### WRITTEN REQUEST
Copy each line below in which the string "draw" occurs.

***** SUPPLIED DATA *****

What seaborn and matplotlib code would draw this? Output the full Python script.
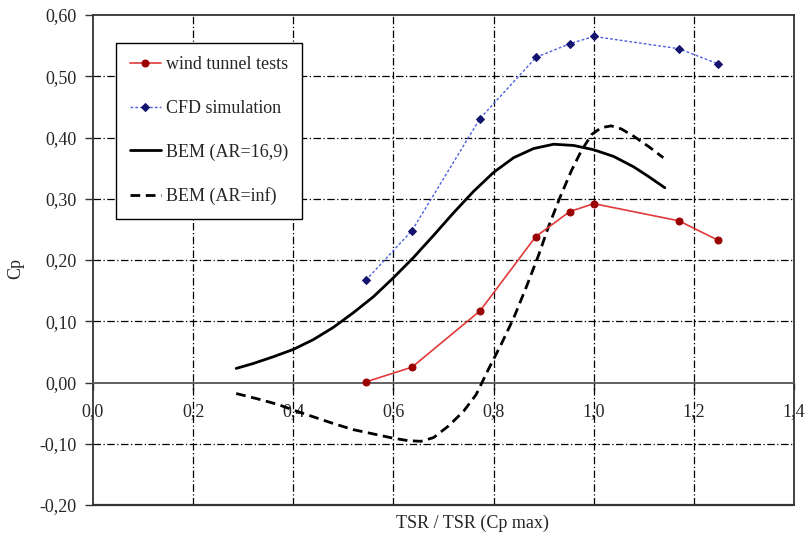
import numpy as np
import pandas as pd
import matplotlib
matplotlib.use("Agg")
import matplotlib.pyplot as plt
import seaborn as sns
from matplotlib.ticker import FuncFormatter

# Datos
tsr_ensayo = [0.545, 0.637, 0.773, 0.884, 0.952, 1.000, 1.170, 1.249]
cp_ensayo = [0.001, 0.025, 0.117, 0.238, 0.279, 0.292, 0.264, 0.232]

tsr_cfd = [0.545, 0.637, 0.773, 0.885, 0.952, 1.000, 1.170, 1.249]
cp_cfd = [0.167, 0.248, 0.431, 0.531, 0.553, 0.565, 0.545, 0.520]

tsr_bem = [0.286, 0.32, 0.36, 0.40, 0.44, 0.48, 0.52, 0.56, 0.60, 0.64, 0.68, 0.72,
           0.76, 0.80, 0.84, 0.88, 0.92, 0.96, 1.00, 1.04, 1.08, 1.11, 1.142]
cp_bem = [0.023, 0.031, 0.042, 0.054, 0.070, 0.090, 0.114, 0.140, 0.171, 0.204, 0.240, 0.277,
          0.312, 0.343, 0.367, 0.382, 0.389, 0.387, 0.380, 0.369, 0.352, 0.336, 0.318]

tsr_inf = [0.286, 0.33, 0.37, 0.40, 0.44, 0.48, 0.52, 0.56, 0.60, 0.63, 0.655, 0.68,
           0.71, 0.74, 0.765, 0.79, 0.815, 0.84, 0.865, 0.89, 0.91, 0.932, 0.955,
           0.975, 0.996, 1.015, 1.035, 1.055, 1.08, 1.11, 1.139]
cp_inf = [-0.018, -0.027, -0.036, -0.045, -0.056, -0.067, -0.077, -0.084, -0.091, -0.095, -0.096, -0.090,
          -0.071, -0.047, -0.020, 0.022, 0.062, 0.105, 0.155, 0.208, 0.255, 0.301, 0.345,
          0.378, 0.405, 0.416, 0.419, 0.414, 0.402, 0.385, 0.367]

x_ticks = [0.0, 0.2, 0.4, 0.6, 0.8, 1.0, 1.2, 1.4]
y_ticks = [-0.2, -0.1, 0.0, 0.1, 0.2, 0.3, 0.4, 0.5, 0.6]

sns.set_theme(style="white")
plt.rcParams['font.family'] = ['Liberation Serif', 'DejaVu Serif']
plt.rcParams['font.size'] = 13

fig = plt.figure(figsize=(8.06, 5.43), dpi=100)
ax = fig.add_axes([93 / 806, 1 - 505 / 543, (794 - 93) / 806, (505 - 15) / 543])

# Rejilla punto-raya
for xv in x_ticks[1:-1]:
    ax.axvline(xv, color='black', lw=0.9, ls=(0, (6, 2, 1, 2)), zorder=1)
for yv in y_ticks[1:-1]:
    if yv != 0.0:
        ax.axhline(yv, color='black', lw=0.9, ls=(0, (6, 2, 1, 2)), zorder=1)

sns.lineplot(x=tsr_ensayo, y=cp_ensayo, ax=ax, color='#e03a3a', lw=1.2,
             marker='o', markersize=5, markerfacecolor='#9a0000', markeredgecolor='#9a0000',
             sort=False, estimator=None, label='wind tunnel tests', zorder=4)
sns.lineplot(x=tsr_cfd, y=cp_cfd, ax=ax, color='#4d5ee0', lw=1.0, ls=(0, (2, 1.5)),
             marker='D', markersize=4.5, markerfacecolor='#14146e', markeredgecolor='#14146e',
             sort=False, estimator=None, label='CFD simulation', zorder=4)
sns.lineplot(x=tsr_bem, y=cp_bem, ax=ax, color='black', lw=2.0,
             sort=False, estimator=None, label='BEM (AR=16,9)', zorder=3)
sns.lineplot(x=tsr_inf, y=cp_inf, ax=ax, color='black', lw=2.0, ls=(0, (3.5, 2)),
             sort=False, estimator=None, label='BEM (AR=inf)', zorder=3)
for ln in ax.get_lines():
    ln.set_solid_joinstyle('round')
    ln.set_dash_joinstyle('round')

ax.set_xlim(0, 1.4)
ax.set_ylim(-0.2, 0.6)
ax.set_xticks(x_ticks)
ax.set_yticks(y_ticks)
ax.xaxis.set_major_formatter(FuncFormatter(lambda v, p: f"{v:.1f}".replace('.', ',')))
ax.yaxis.set_major_formatter(FuncFormatter(lambda v, p: f"{v:.2f}".replace('.', ',')))

# Eje x cruzando en y=0 y marco completo
ax.spines['bottom'].set_position(('data', 0))
ax.spines['bottom'].set_color('#555555')
ax.spines['bottom'].set_linewidth(1.3)
for s in ['top', 'right', 'left']:
    ax.spines[s].set_color('#333333')
    ax.spines[s].set_linewidth(1.3)
ax.axhline(-0.2, color='#333333', lw=1.6, zorder=5, clip_on=False)

ax.tick_params(axis='x', direction='out', length=5, width=1, color='#333333',
               labelsize=13, pad=10, bottom=True)
ax.tick_params(axis='y', direction='out', length=6, width=1, color='#333333',
               labelsize=13, pad=6, left=True)

ax.set_xlabel('')
ax.set_ylabel('')
fig.text(472 / 806, 1 - 523 / 543, 'TSR / TSR (Cp max)', ha='center', va='center', fontsize=13)
fig.text(16 / 806, 1 - 268 / 543, 'Cp', ha='center', va='center', rotation=90, fontsize=13)

leg = ax.legend(loc='upper left', bbox_to_anchor=(0.033, 0.943), fontsize=13,
                frameon=True, fancybox=False, edgecolor='black', framealpha=1,
                handlelength=1.75, labelspacing=1.47, borderpad=0.75, handletextpad=0.25,
                borderaxespad=0)
leg.get_frame().set_linewidth(1.0)

fig.savefig('out.png', dpi=100)
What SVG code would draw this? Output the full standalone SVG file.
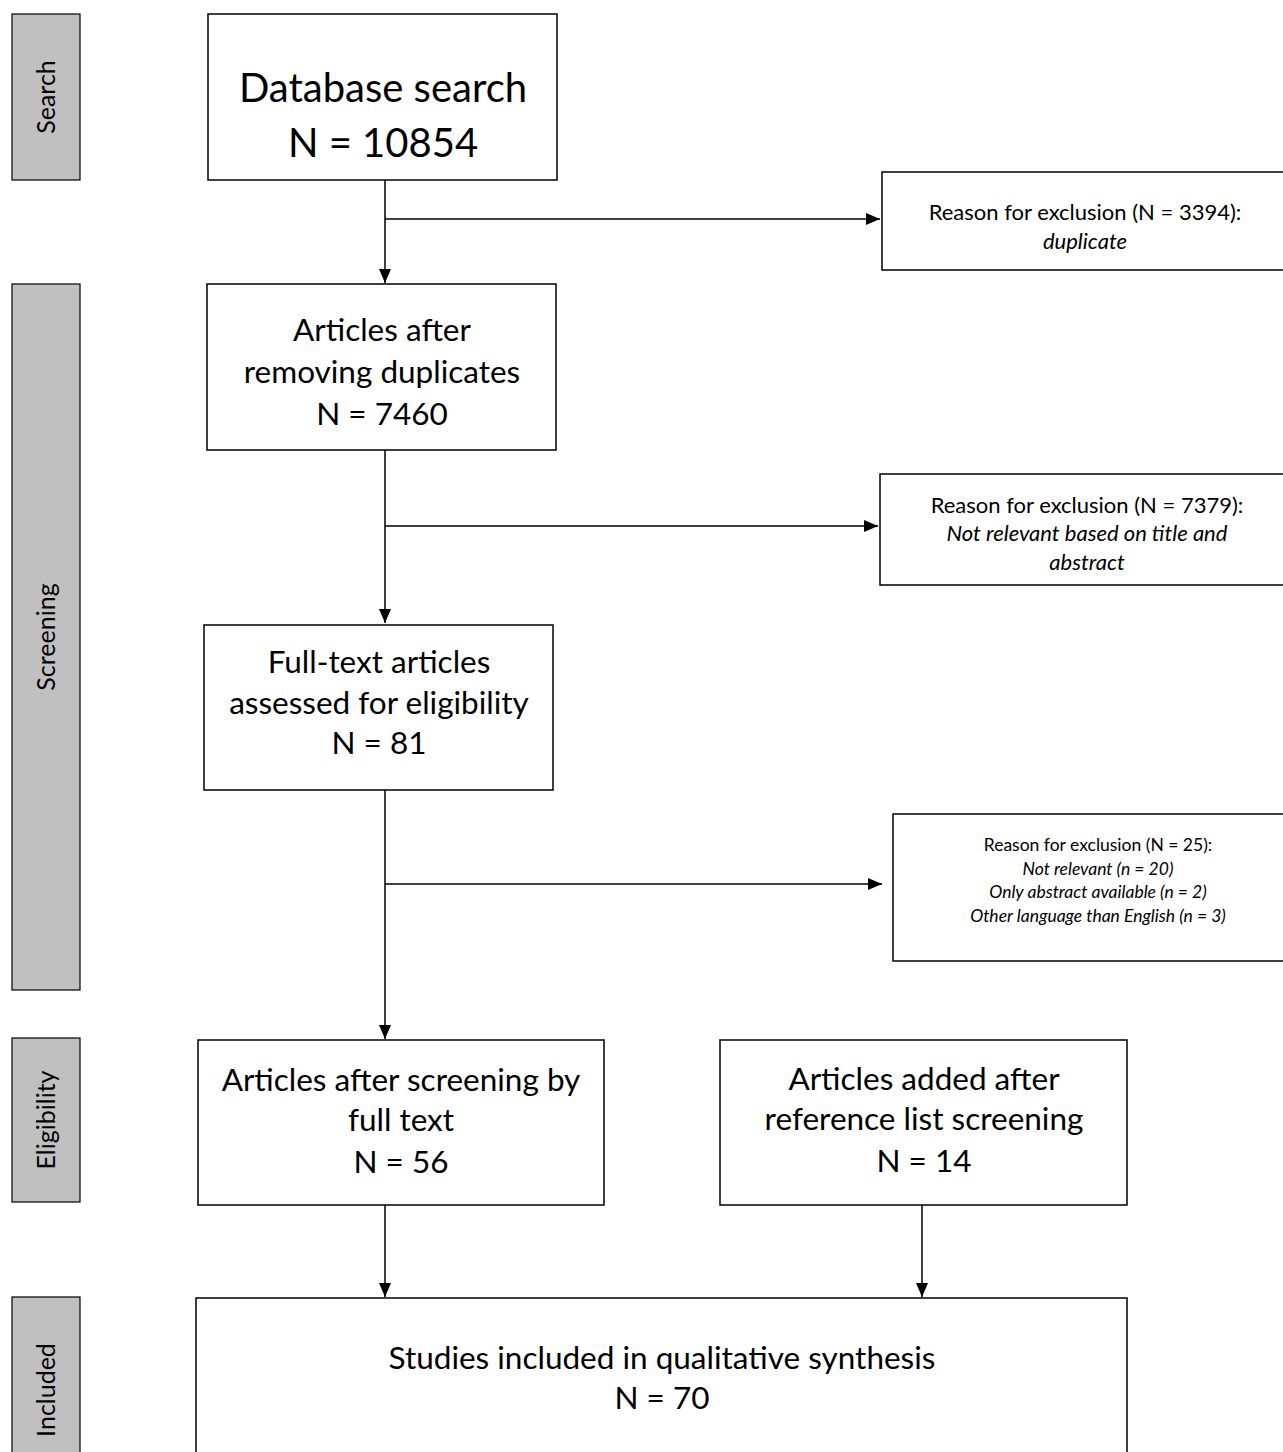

*****

### THE RESULT
What seaborn and matplotlib code would draw this? Output the full Python script.
What SVG code would draw this? Output the full standalone SVG file.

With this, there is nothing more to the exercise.